Indonesia saat ini hanya memanfaatkan kondisi alamnya yang sebagian masih rimbun justru untuk perdagangan karbon. Negara kita saat ini besar konsentrasinya justru pada restorasi pesisir, dalam hal ini ekosistem mangrove. Target pemerintah yaitu rehabilitasi mangrove seluas 1,82 juta hektar hingga 2045 atau target BRGM (Badan Restorasi Gambut dan Mangrove) 637.000 hektar di 9 provinsi pada 2021-2024. Apa yang terjadi? Begitu banyak kasus di Kawasan-kawasan rehabilitasi mangrove yang pelaksanaannya tidak efektif dan justru berujung pada kegagalan tumbuh mangrove itu sendiri. Ini masih di sektor pemerintah, belum lagi penyerapan anggaran donor lingkungan untuk carbon-mangrove bagi Lembaga sipil atau Non Government Organitation (NGO), tidak sedikit juga kegagalan restorasi ataupun rehabilitasi mangrove pada sector ini, lantaran program tidak terkelola dengan baik.

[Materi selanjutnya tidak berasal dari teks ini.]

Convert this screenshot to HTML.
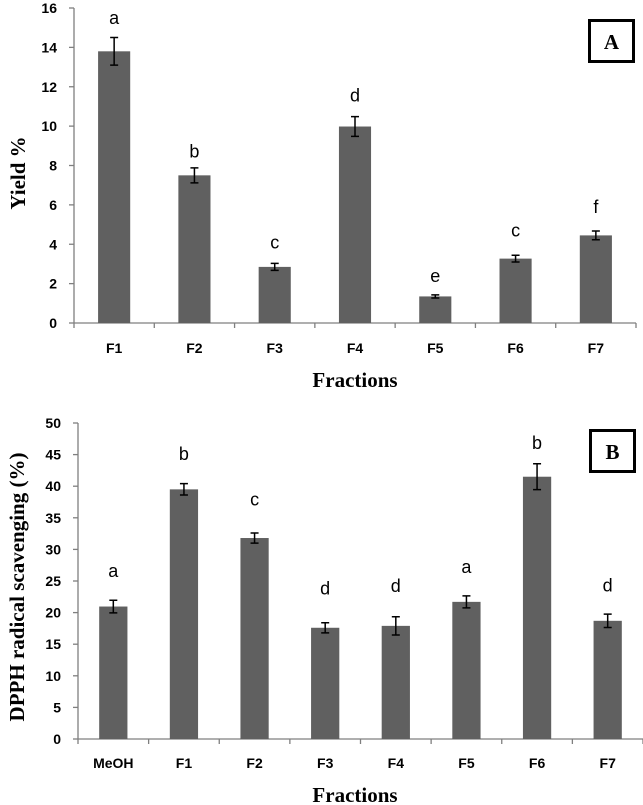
<!DOCTYPE html>
<html><head><meta charset="utf-8"><style>
html,body{margin:0;padding:0;background:#fff;}
svg{display:block;}
.tick{font-family:"Liberation Sans",sans-serif;font-weight:bold;font-size:14px;fill:#000;}
.let{font-family:"Liberation Sans",sans-serif;font-size:18px;fill:#000;}
.title{font-family:"Liberation Serif",serif;font-weight:bold;font-size:21px;fill:#000;}
</style></head><body>
<svg id="chart" width="643" height="805">
<text class="title" x="355" y="387" text-anchor="middle">Fractions</text>
<text class="title" transform="translate(25,173) rotate(-90)" text-anchor="middle" font-size="24">Yield %</text>
<text class="title" x="355" y="802" text-anchor="middle">Fractions</text>
<text class="title" transform="translate(24,587) rotate(-90)" text-anchor="middle">DPPH radical scavenging (%)</text>
<rect x="589.5" y="20.5" width="44" height="41" fill="none" stroke="#000" stroke-width="3"/>
<text class="title" x="611.5" y="49" text-anchor="middle" font-size="20">A</text>
<rect x="590.5" y="430.5" width="44" height="41" fill="none" stroke="#000" stroke-width="3"/>
<text class="title" x="612.5" y="459" text-anchor="middle" font-size="20">B</text>
</svg>
<script>
const catsA = ["F1","F2","F3","F4","F5","F6","F7"];
const valsA = [13.8,7.5,2.85,9.98,1.35,3.27,4.45];
const errsA = [0.7,0.38,0.18,0.5,0.08,0.17,0.22];
const lettersA = ["a","b","c","d","e","c","f"];
const letterPosA = [15.5,8.7,4.1,11.55,2.4,4.7,5.9];
const ticksA = [0,2,4,6,8,10,12,14,16];

const catsB = ["MeOH","F1","F2","F3","F4","F5","F6","F7"];
const valsB = [20.96,39.5,31.8,17.6,17.9,21.7,41.5,18.7];
const errsB = [1.0,0.9,0.8,0.8,1.45,0.95,2.05,1.05];
const lettersB = ["a","b","c","d","d","a","b","d"];
const letterPosB = [26.6,45.1,37.9,23.8,24.2,27.2,46.8,24.3];
const ticksB = [0,5,10,15,20,25,30,35,40,45,50];

const svg = document.getElementById('chart');
const NS = 'http://www.w3.org/2000/svg';
function mk(tag, attrs){const e=document.createElementNS(NS,tag);for(const k in attrs)e.setAttribute(k,attrs[k]);svg.appendChild(e);return e;}

function draw(p, cats, vals, errs, letters, letterPos, ticks){
  const n = cats.length, cw = (p.x1 - p.x0)/n;
  const ymax = ticks[ticks.length-1];
  const y = v => p.y0 - v/ymax*(p.y0 - p.yTop);
  const xc = i => p.x0 + cw*(i+0.5);
  let l = mk('line',{x1:p.x0,y1:p.yTop,x2:p.x0,y2:p.y0,stroke:'#7f7f7f','stroke-width':1.3});
  
  
  l = mk('line',{x1:p.x0,y1:p.y0,x2:p.x1,y2:p.y0,stroke:'#7f7f7f','stroke-width':1.3});
  
  
  ticks.forEach(t=>{
    const tk = mk('line',{x1:p.x0-5,y1:y(t),x2:p.x0,y2:y(t),stroke:'#7f7f7f','stroke-width':1.3});
    
    
    const tx = mk('text',{x:p.labX,y:y(t)+5,'text-anchor':'end',class:'tick'});
    tx.textContent = t;
    
    
  });
  for(let i=0;i<=n;i++){
    const tk = mk('line',{x1:p.x0+cw*i,y1:p.y0,x2:p.x0+cw*i,y2:p.y0+5,stroke:'#7f7f7f','stroke-width':1.3});
    
    
  }
  cats.forEach((c,i)=>{
    const bw = cw*p.bw;
    const b = mk('rect',{x:xc(i)-bw/2,y:y(vals[i]),width:bw,height:p.y0-y(vals[i]),fill:'#606060'});
    
    
    const eh = y(vals[i]-errs[i]), el = y(vals[i]+errs[i]);
    const g = mk('path',{d:`M${xc(i)} ${el}V${eh}M${xc(i)-4} ${el}H${xc(i)+4}M${xc(i)-4} ${eh}H${xc(i)+4}`,stroke:'#000','stroke-width':1.5,fill:'none'});
    
    
    const lt = mk('text',{x:xc(i),y:y(letterPos[i])+6,'text-anchor':'middle',class:'let'});
    lt.textContent = letters[i];
    
    
    const xl = mk('text',{x:xc(i),y:p.catY,'text-anchor':'middle',class:'tick'});
    xl.textContent = c;
    
    
  });
}
draw({id:'a',x0:74,x1:636,y0:323,yTop:8,labX:57,catY:353,bw:0.4}, catsA, valsA, errsA, lettersA, letterPosA, ticksA);
draw({id:'b',x0:78,x1:643,y0:739,yTop:423,labX:61,catY:768,bw:0.4}, catsB, valsB, errsB, lettersB, letterPosB, ticksB);
</script>
</body></html>
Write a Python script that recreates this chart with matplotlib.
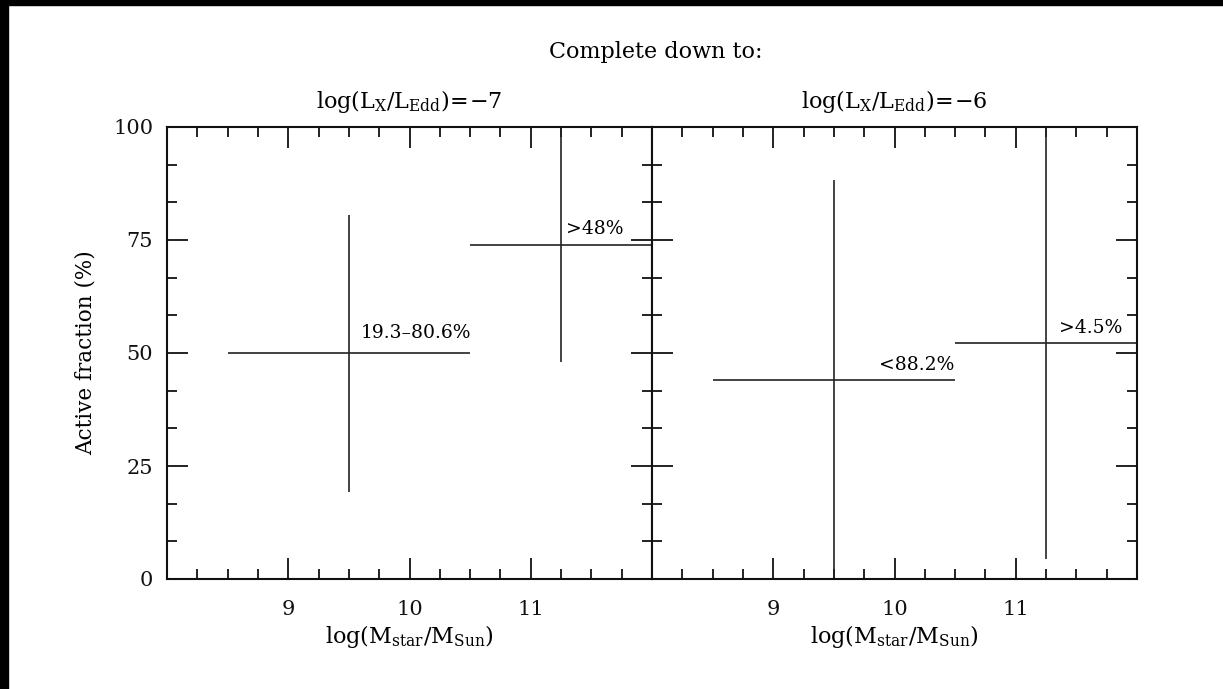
import matplotlib
matplotlib.use("Agg")
import matplotlib.pyplot as plt
from matplotlib.patches import Rectangle
from matplotlib.ticker import MultipleLocator, FixedLocator

plt.rcParams['font.family'] = ['DejaVu Serif']
plt.rcParams['mathtext.fontset'] = 'dejavuserif'

# Mass bins (log M_star/M_sun): bin edges and bin centres
bin_lo = [8.5, 10.5]
bin_hi = [10.5, 12.0]
bin_mid = [9.5, 11.25]

# Active-fraction ranges (%) for each completeness limit
lower_m7 = [19.3, 48.0]
upper_m7 = [80.6, 100.0]
lower_m6 = [0.0, 4.5]
upper_m6 = [88.2, 100.0]

labels_m7 = ["19.3\u201380.6%", ">48%"]
labels_m6 = ["<88.2%", ">4.5%"]

titles = [r"$\mathrm{log(L_X/L_{Edd})\!=\!{-}7}$", r"$\mathrm{log(L_X/L_{Edd})\!=\!{-}6}$"]

W, H = 1223, 689
fig = plt.figure(figsize=(W / 100, H / 100), dpi=100)

ax_l = fig.add_axes([167 / W, (H - 579) / H, 485 / W, 452 / H])
ax_r = fig.add_axes([652 / W, (H - 579) / H, 485 / W, 452 / H])

lc = "#222222"
panels = [
    (ax_l, lower_m7, upper_m7, labels_m7),
    (ax_r, lower_m6, upper_m6, labels_m6),
]

for ax, lo, hi, _ in panels:
    for i in range(len(bin_mid)):
        mid_y = (lo[i] + hi[i]) / 2
        ax.plot([bin_lo[i], bin_hi[i]], [mid_y, mid_y], color=lc, lw=1.2,
                solid_capstyle='butt', clip_on=False)
        ax.plot([bin_mid[i], bin_mid[i]], [lo[i], hi[i]], color=lc, lw=1.2,
                solid_capstyle='butt', clip_on=False)

# Range annotations
fs_ann = 13.5
ax_l.text(9.60, 52.4, labels_m7[0], fontsize=fs_ann, ha='left', va='bottom')
ax_l.text(11.29, 75.4, labels_m7[1], fontsize=fs_ann, ha='left', va='bottom')
ax_r.text(10.49, 45.4, labels_m6[0], fontsize=fs_ann, ha='right', va='bottom')
ax_r.text(11.88, 53.5, labels_m6[1], fontsize=fs_ann, ha='right', va='bottom')

for k, ax in enumerate([ax_l, ax_r]):
    ax.set_xlim(8, 12)
    ax.set_ylim(0, 100)
    ax.xaxis.set_major_locator(FixedLocator([9, 10, 11]))
    ax.xaxis.set_minor_locator(MultipleLocator(0.25))
    ax.yaxis.set_major_locator(MultipleLocator(25))
    ax.yaxis.set_minor_locator(MultipleLocator(25 / 3))
    ax.tick_params(which='both', direction='in', top=True, right=True,
                   width=1.3, colors='#111111')
    ax.tick_params(which='major', length=15)
    ax.tick_params(which='minor', length=7.5)
    ax.tick_params(axis='x', which='major', labelsize=15, pad=15)
    ax.tick_params(axis='y', which='major', labelsize=15, pad=10)
    for s in ax.spines.values():
        s.set_linewidth(1.5)
        s.set_color('#111111')
    ax.set_xlabel(r"$\mathrm{log(M_{star}/M_{Sun})}$", fontsize=16, labelpad=3)
    ax.set_title(titles[k], fontsize=16, pad=14)

ax_r.tick_params(axis='y', labelleft=False)
ax_l.set_ylabel("Active fraction (%)", fontsize=15.5, labelpad=12)

fig.text(656 / W, 1 - 52 / H, "Complete down to:", fontsize=16,
         ha='center', va='center')

# Dark frame strips along top and left edges
fig.patches.append(Rectangle((0, 0), 8 / W, 1, transform=fig.transFigure,
                             color='black', zorder=10))
fig.patches.append(Rectangle((0, 1 - 5 / H), 1, 5 / H, transform=fig.transFigure,
                             color='black', zorder=10))

fig.savefig("out.png", dpi=100)
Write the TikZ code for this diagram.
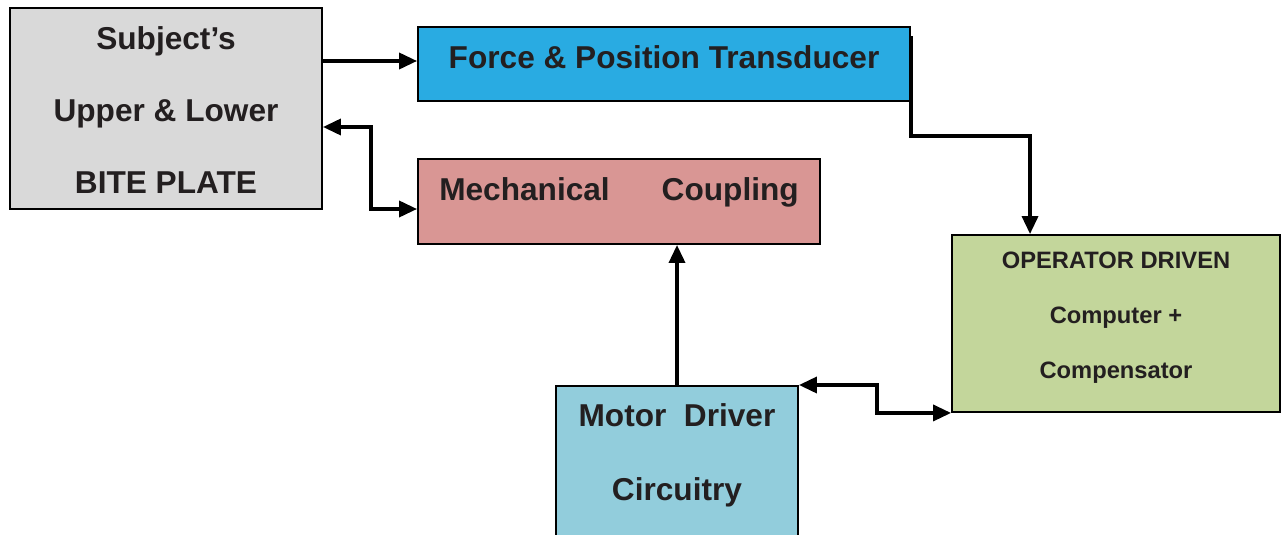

Apakah Indonesia membutuhkan partai lingkungan? Saya kira memang butuh, tapi saya lebih setuju jika penekanannya bukan hanya pada partai atau institusinya saja, tapi lebih pada manusianya. Sebaiknya yang penting didorong adalah memunculkan kesadaran generasi-generasi muda tentang menjaga kualitas lingkungan melalui jalur pendidikan formal maupun informal. Gerakan mendorong kecintaan terhadap lingkungan pada generasi muda melalui aksi tanam pohon, aksi bersih dari sampah, juga kunjungan-kunjungan ke dalam hutan, gunung, sungai, dan laut demi mengkoneksikan diri kita pada alam. Tumbuhnya jiwa-jiwa muda yang mencintai alam dan memilih hidup secara organik, tidak terlalu dipengaruhi oleh gaya hidup glamor dan boros, akan menjadi sumber-sumber daya manusia yang baik untuk pertumbuhan partai hijau di Indonesia. Kalau pun mereka tidak memilih atau tidak terkoneksi dengan partai hijau, mereka akan senantiasa kritis terhadap perusakan lingkungan pada lingkungan sekitarnya atau berinisiatif melakukan perbaikan kondisi alam pada lingkungan kerjanya.

Saya kira, apa yang telah ditunjukkan oleh Rahmat Ariadi, dengan menulis catatan-catatan ini, menjadi langkah strategis untuk merangsang anak-anak muda untuk memutar bandul, tidak hanya menghadapkan badan kepada ekonomi dan hasrat akan tubuh dan barang-barang, tapi juga membiarkan dirinya tenggelam dalam semesta alam, hingga ia tak segan-segan melakukan pengorbanan diri demi perbaikan alam.

Selamat berjuang, di jalan penuh batu eco-literacy, keluasan wawasan akan mengantarkan kita pada prilaku benar, tidak terpesona oleh gemerlap dunia, jalan sunyi dan sulit telah Anda pilih.